Since the late 1980s, Hervé Graumann (*1963, Geneva, where he lives and works) has developed his work in parallel with digital technology. The artist diverts, questions, critiques, and plays with the tools, formal vocabulary, and logic inherent to this new medium. In 1993, he created the character Raoul Pictor, a virtual painter—a computer program designed to generate images endlessly (Raoul Pictor cherche son style…). While the artist creates animated films and internet-based projects, he also conceives physical equivalents of this virtual universe. He applies the principle of sampling by gridding, numbering, and then cutting everyday objects into small squares, carefully reassembling them to recreate not the original object, but its image.
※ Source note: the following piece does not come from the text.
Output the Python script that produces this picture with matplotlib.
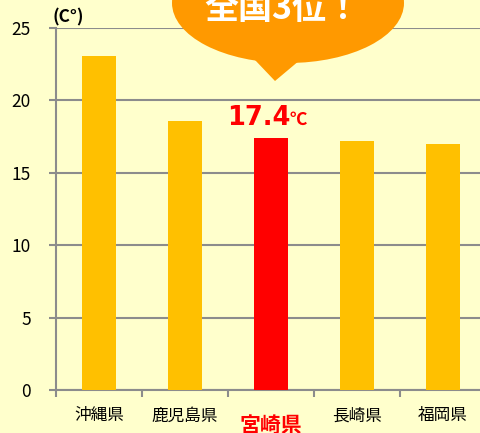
import numpy as np
import matplotlib.pyplot as plt
import matplotlib.transforms as mtransforms
from matplotlib.patches import Ellipse, Polygon

plt.rcParams['font.family'] = ['Noto Sans CJK JP', 'DejaVu Sans']

prefs  = ['沖縄県', '鹿児島県', '宮崎県', '長崎県', '福岡県']
temps  = [23.1, 18.6, 17.4, 17.2, 17.0]
colors = ['#FFC000', '#FFC000', '#FF0000', '#FFC000', '#FFC000']
yticks = [0, 5, 10, 15, 20, 25]
hl = 2  # highlighted prefecture

W, H = 481, 433
bg = '#FFFFCC'
fig = plt.figure(figsize=(W / 100, H / 100), dpi=100, facecolor=bg)
# axis spans x 56..486 px, y 28..390 px
ax = fig.add_axes([56 / W, (H - 390) / H, 430 / W, 362 / H], facecolor=bg)

x = np.arange(len(prefs))
ax.bar(x, temps, width=0.4, color=colors, zorder=3)
ax.set_xlim(-0.5, len(prefs) - 0.5)
ax.set_ylim(0, 25)
ax.set_yticks(yticks)
ax.grid(axis='y', color='#8C8C8C', linewidth=1.5, zorder=1)
ax.set_axisbelow(True)
for s in ['top', 'right']:
	ax.spines[s].set_visible(False)
for s in ['left', 'bottom']:
	ax.spines[s].set_color('#8C8C8C')
	ax.spines[s].set_linewidth(1.5)

ax.tick_params(axis='y', length=5, width=1.5, color='#8C8C8C', pad=13, labelsize=12.5)
# category boundary ticks
ax.set_xticks(np.arange(-0.5, len(prefs), 1.0))
ax.set_xticklabels([])
ax.tick_params(axis='x', length=5, width=1.5, color='#8C8C8C')

trans = mtransforms.blended_transform_factory(ax.transData, ax.transAxes)
for i, p in enumerate(prefs):
	if i == hl:
		ax.text(i, -0.068, p, transform=trans, ha='center', va='top',
			fontsize=15, fontweight='bold', color='#FF0000')
	else:
		ax.text(i, -0.048, p, transform=trans, ha='center', va='top', fontsize=12)

# value label on the highlighted bar
ax.annotate('17.4', (hl, temps[hl]), xytext=(19, 13), textcoords='offset pixels',
	ha='right', va='baseline', fontsize=18.5, fontweight='bold', color='#FF0000',
	family=['DejaVu Sans'])
ax.annotate('℃', (hl, temps[hl]), xytext=(19, 13), textcoords='offset pixels',
	ha='left', va='baseline', fontsize=12.5, fontweight='bold', color='#FF0000')

# unit
fig.text(52 / W, 1 - 17 / H, '(C°)', ha='left', va='center', fontsize=12.5, fontweight='bold')

# speech bubble
px = lambda a, b: (a / W, 1 - b / H)
bubble = Ellipse(px(288, 3), 232 / W, 120 / H, transform=fig.transFigure,
	facecolor='#FF9900', edgecolor='none', zorder=10)
fig.add_artist(bubble)
tip = Polygon([px(255, 60), px(300, 60), px(275, 81)], closed=True,
	transform=fig.transFigure, facecolor='#FF9900', edgecolor='none', zorder=10)
fig.add_artist(tip)
fig.text(282 / W, 1 - 9 / H, '全国3位！', ha='center', va='center', fontsize=24.5,
	fontweight='bold', color='white', zorder=11)

fig.savefig('out.png', dpi=100, facecolor=bg)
Using the common copy/paste technique, he manually reproduces a single module, composed of assembled industrial objects, to construct vast spatial compositions titled Patterns—a kind of “electronic still life” where the original disappears in the repetition of the motif.

For his exhibition at Espace Arlaud, Hervé Graumann presented an entirely new Pattern. The assembled objects, often trivial and mundane, are selected for their formal qualities, the brilliance and vibrancy of their colors, as well as their serial nature. They become the fundamental elements of a repetitive pattern that extends into space along a corridor that cannot be crossed. The visitor observes this scene through a glass pane, as if looking at a screen.

In a second room, two videos invite the viewer to virtually enter a photographic landscape. However, the further one advances, the less the photographic data suffices. The visitor then finds themselves in a space where abstract color planes fill the gaps, giving the landscape a simultaneously fantastical and improbable quality. A series of photographic prints derived from this digital universe complemented the exhibition, questioning the very nature of the image.